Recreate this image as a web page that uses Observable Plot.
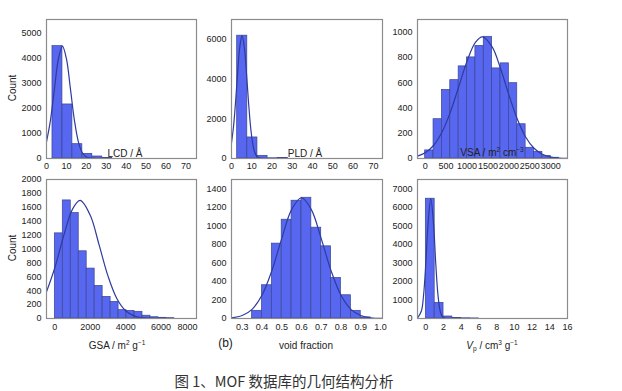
<!DOCTYPE html>
<html><head><meta charset="utf-8">
<script src="https://cdn.jsdelivr.net/npm/d3@7"></script>
<script src="https://cdn.jsdelivr.net/npm/@observablehq/plot@0.6"></script>
<style>
body{margin:0;background:#fff;}
#wrap{position:relative;width:622px;height:391px;overflow:hidden;background:#fff;font-family:"Liberation Sans",Arial,sans-serif;color:#222;}
.p{position:absolute;}
.t{position:absolute;transform:translate(-50%,-50%);white-space:nowrap;font-size:10px;line-height:1;}
.t sup{font-size:6.5px;vertical-align:4px;line-height:0;}
.t sub{font-size:6.5px;vertical-align:-2px;line-height:0;}
.rot{transform:translate(-50%,-50%) rotate(-90deg);}
.cap{font-family:"Noto Sans CJK SC",sans-serif;font-size:14.5px;color:#333;}
</style></head><body><div id="wrap"></div><script>
// ---- data ----
const lcdBins = [3, 8, 13, 18, 23, 28];
const lcdCounts = [4470, 2150, 570, 186, 80, 20];
const lcdFitX = [0, 2, 4, 6, 8, 10, 12, 14, 16, 18, 20, 22, 25, 30, 75];
const lcdFitY = [665, 1530, 2780, 3970, 4470, 3970, 2780, 1530, 665, 228, 61, 13, 1, 0, 0];

const pldBins = [2.8, 7.8, 12.8, 17.8, 22.8];
const pldCounts = [6185, 1060, 135, 12, 30];
const pldFitX = [0, 1, 2, 3, 4, 5.2, 6.4, 7.4, 8.4, 9.4, 10.4, 11.4, 12.4, 13.4, 15, 20, 75];
const pldFitY = [788, 1610, 2835, 4275, 5540, 6185, 5540, 4275, 2835, 1610, 788, 329, 118, 37, 4, 0, 0];

const vsaBins = [0, 200, 400, 600, 800, 1000, 1200, 1400, 1600, 1800, 2000, 2200, 2400, 2600, 2800, 3000];
const vsaCounts = [64, 311, 543, 620, 729, 800, 891, 963, 713, 753, 596, 271, 85, 53, 19, 6];
const vsaFitX = [-183, 0, 200, 400, 600, 800, 1000, 1200, 1370, 1600, 1800, 2000, 2200, 2400, 2600, 2800, 3000, 3200, 3400];
const vsaFitY = [19, 45, 103, 207, 365, 566, 770, 919, 963, 883, 712, 503, 312, 170, 81, 34, 12, 4, 1];

const gsaBins = [0, 450, 900, 1350, 1800, 2250, 2700, 3150, 3600, 4050, 4500, 4950, 5400, 5850, 6300];
const gsaCounts = [1225, 1699, 1517, 967, 718, 469, 311, 239, 120, 110, 96, 40, 18, 10, 5];
const gsaFitX = [-470, 0, 500, 1000, 1430, 2000, 2500, 3000, 3500, 4000, 4500, 5000, 5500, 6000, 8000];
const gsaFitY = [383, 730, 1188, 1574, 1699, 1486, 1059, 613, 289, 111, 35, 9, 2, 0, 0];

const vfBins = [0.35, 0.40, 0.45, 0.50, 0.55, 0.60, 0.65, 0.70, 0.75, 0.80, 0.85, 0.90];
const vfCounts = [83, 359, 808, 1066, 1271, 1303, 980, 779, 438, 251, 83, 12];
const vfFitX = [0.246, 0.30, 0.35, 0.40, 0.45, 0.50, 0.55, 0.60, 0.65, 0.70, 0.75, 0.80, 0.85, 0.90, 0.95, 1.01];
const vfFitY = [7, 32, 99, 250, 514, 862, 1175, 1303, 1175, 862, 514, 250, 99, 32, 8, 1];

const vpBins = [0, 1, 2, 3, 4, 5];
const vpCounts = [6463, 844, 108, 30, 12, 5];
const vpFitX = [-0.94, -0.5, -0.25, 0, 0.25, 0.56, 0.87, 1.12, 1.37, 1.62, 1.87, 2.2, 3, 16];
const vpFitY = [23, 403, 1279, 2981, 5097, 6463, 5097, 2981, 1279, 403, 93, 8, 0, 0];

const lcdXTicks = [0, 10, 20, 30, 40, 50, 60, 70];
const lcdYTicks = [0, 1000, 2000, 3000, 4000, 5000];
const pldYTicks = [0, 2000, 4000, 6000];
const vsaXTicks = [0, 500, 1000, 1500, 2000, 2500, 3000];
const vsaYTicks = [0, 200, 400, 600, 800, 1000];
const gsaXTicks = [0, 2000, 4000, 6000];
const gsaLastTick = [8000];
const gsaYTicks = [0, 200, 400, 600, 800, 1000, 1200, 1400, 1600, 1800, 2000];
const vfXTicks = [0.3, 0.4, 0.5, 0.6, 0.7, 0.8, 0.9, 1.0];
const vfYTicks = [0, 200, 400, 600, 800, 1000, 1200, 1400];
const vpXTicks = [0, 2, 4, 6, 8, 10, 12, 14, 16];
const vpYTicks = [0, 1000, 2000, 3000, 4000, 5000, 6000, 7000];

const caption = "图 1、MOF 数据库的几何结构分析";

// ---- drawing ----
const wrap = document.getElementById("wrap");
const BAR = "#5767ef", EDGE = "#3a4590", FIT = "#2e3b9e", FRAME = "#8c8c8c";

function panel(o) {
  const bars = o.bins.map((b, i) => ({x1: b, x2: b + o.bw, y: o.counts[i]}));
  const fit = o.fx.map((x, i) => ({x, y: o.fy[i]}));
  const fmt = o.fmt || (d => String(d));
  const marks = [
    Plot.rectY(bars, {x1: "x1", x2: "x2", y: "y", fill: BAR, stroke: EDGE, strokeWidth: 0.7}),
    Plot.line(fit, {x: "x", y: "y", stroke: FIT, strokeWidth: 1.2, curve: "catmull-rom", clip: true}),
    Plot.frame({stroke: FRAME, strokeWidth: 1.2}),
    Plot.axisX({ticks: o.xt, tickSize: 0, tickPadding: o.xpad, tickFormat: fmt, label: null}),
    Plot.axisY({ticks: o.yt, tickSize: 0, tickPadding: 5, tickFormat: d => String(d), label: null})
  ];
  if (o.extra) marks.push(Plot.axisX({ticks: o.extra, tickSize: 0, tickPadding: o.xpad, tickFormat: fmt, textAnchor: "end", dx: 1, label: null}));
  const svg = Plot.plot({
    width: o.w, height: o.h,
    marginLeft: o.ml, marginRight: o.mr, marginTop: o.mt, marginBottom: o.mb,
    x: {domain: o.xd, label: null},
    y: {domain: o.yd, label: null},
    style: {fontFamily: "Liberation Sans, Arial, sans-serif", fontSize: "9px", color: "#222", background: "transparent", overflow: "visible"},
    marks
  });
  svg.classList.add("p");
  svg.style.left = o.left + "px";
  svg.style.top = o.top + "px";
  svg.style.position = "absolute";
  wrap.appendChild(svg);
}

const TOP = {top: 0, h: 178, mt: 19, mb: 20, xpad: 4};
const BOT = {top: 165, h: 170, mt: 14, mb: 17, xpad: 5.5};

panel({...TOP, left: 0, w: 205, ml: 46, mr: 9, xd: [0, 75.3], yd: [0, 5530],
  bins: lcdBins, bw: 5, counts: lcdCounts, fx: lcdFitX, fy: lcdFitY, xt: lcdXTicks, yt: lcdYTicks});
panel({...TOP, left: 200, w: 190, ml: 31, mr: 8, xd: [0, 74.5], yd: [0, 7000],
  bins: pldBins, bw: 5, counts: pldCounts, fx: pldFitX, fy: pldFitY, xt: lcdXTicks, yt: pldYTicks});
panel({...TOP, left: 385, w: 190, ml: 32, mr: 8, xd: [-183, 3400], yd: [0, 1100],
  bins: vsaBins, bw: 200, counts: vsaCounts, fx: vsaFitX, fy: vsaFitY, xt: vsaXTicks, yt: vsaYTicks});
panel({...BOT, left: 0, w: 205, ml: 46, mr: 9, xd: [-470, 8000], yd: [0, 2000],
  bins: gsaBins, bw: 450, counts: gsaCounts, fx: gsaFitX, fy: gsaFitY, xt: gsaXTicks, yt: gsaYTicks, extra: gsaLastTick});
panel({...BOT, left: 200, w: 190, ml: 31, mr: 8, xd: [0.246, 1.01], yd: [0, 1500],
  bins: vfBins, bw: 0.05, counts: vfCounts, fx: vfFitX, fy: vfFitY, xt: vfXTicks, yt: vfYTicks, fmt: d => d.toFixed(1)});
panel({...BOT, left: 385, w: 190, ml: 32, mr: 8, xd: [-0.94, 16], yd: [0, 7500],
  bins: vpBins, bw: 1, counts: vpCounts, fx: vpFitX, fy: vpFitY, xt: vpXTicks, yt: vpYTicks});

function label(html, x, y, cls) {
  const d = document.createElement("div");
  d.className = "t" + (cls ? " " + cls : "");
  d.style.left = x + "px";
  d.style.top = y + "px";
  d.innerHTML = html;
  wrap.appendChild(d);
  return d;
}
label("Count", 13, 88, "rot");
label("Count", 13, 248, "rot");
label("LCD / Å", 125, 154);
label("PLD / Å", 305, 154);
label("VSA / m<sup>2</sup> cm<sup>−3</sup>", 492, 153);
label("GSA / m<sup>2</sup> g<sup>−1</sup>", 117, 345.5);
label("void fraction", 306, 345.5);
label("<i>V</i><sub>p</sub> / cm<sup>3</sup> g<sup>−1</sup>", 492, 345.5);
label("(b)", 225.5, 343).style.fontSize = "12px";
label(caption, 284, 381, "cap");
</script></body></html>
------------------------------
What you are asked to do
Go from the first line of the data above to the line containing "34, 12, 4, 1];" and retype exactly those lines, both included, but none of the pictures.

Task output
Recreate this image as a web page that uses Observable Plot.
<!DOCTYPE html>
<html><head><meta charset="utf-8">
<script src="https://cdn.jsdelivr.net/npm/d3@7"></script>
<script src="https://cdn.jsdelivr.net/npm/@observablehq/plot@0.6"></script>
<style>
body{margin:0;background:#fff;}
#wrap{position:relative;width:622px;height:391px;overflow:hidden;background:#fff;font-family:"Liberation Sans",Arial,sans-serif;color:#222;}
.p{position:absolute;}
.t{position:absolute;transform:translate(-50%,-50%);white-space:nowrap;font-size:10px;line-height:1;}
.t sup{font-size:6.5px;vertical-align:4px;line-height:0;}
.t sub{font-size:6.5px;vertical-align:-2px;line-height:0;}
.rot{transform:translate(-50%,-50%) rotate(-90deg);}
.cap{font-family:"Noto Sans CJK SC",sans-serif;font-size:14.5px;color:#333;}
</style></head><body><div id="wrap"></div><script>
// ---- data ----
const lcdBins = [3, 8, 13, 18, 23, 28];
const lcdCounts = [4470, 2150, 570, 186, 80, 20];
const lcdFitX = [0, 2, 4, 6, 8, 10, 12, 14, 16, 18, 20, 22, 25, 30, 75];
const lcdFitY = [665, 1530, 2780, 3970, 4470, 3970, 2780, 1530, 665, 228, 61, 13, 1, 0, 0];

const pldBins = [2.8, 7.8, 12.8, 17.8, 22.8];
const pldCounts = [6185, 1060, 135, 12, 30];
const pldFitX = [0, 1, 2, 3, 4, 5.2, 6.4, 7.4, 8.4, 9.4, 10.4, 11.4, 12.4, 13.4, 15, 20, 75];
const pldFitY = [788, 1610, 2835, 4275, 5540, 6185, 5540, 4275, 2835, 1610, 788, 329, 118, 37, 4, 0, 0];

const vsaBins = [0, 200, 400, 600, 800, 1000, 1200, 1400, 1600, 1800, 2000, 2200, 2400, 2600, 2800, 3000];
const vsaCounts = [64, 311, 543, 620, 729, 800, 891, 963, 713, 753, 596, 271, 85, 53, 19, 6];
const vsaFitX = [-183, 0, 200, 400, 600, 800, 1000, 1200, 1370, 1600, 1800, 2000, 2200, 2400, 2600, 2800, 3000, 3200, 3400];
const vsaFitY = [19, 45, 103, 207, 365, 566, 770, 919, 963, 883, 712, 503, 312, 170, 81, 34, 12, 4, 1];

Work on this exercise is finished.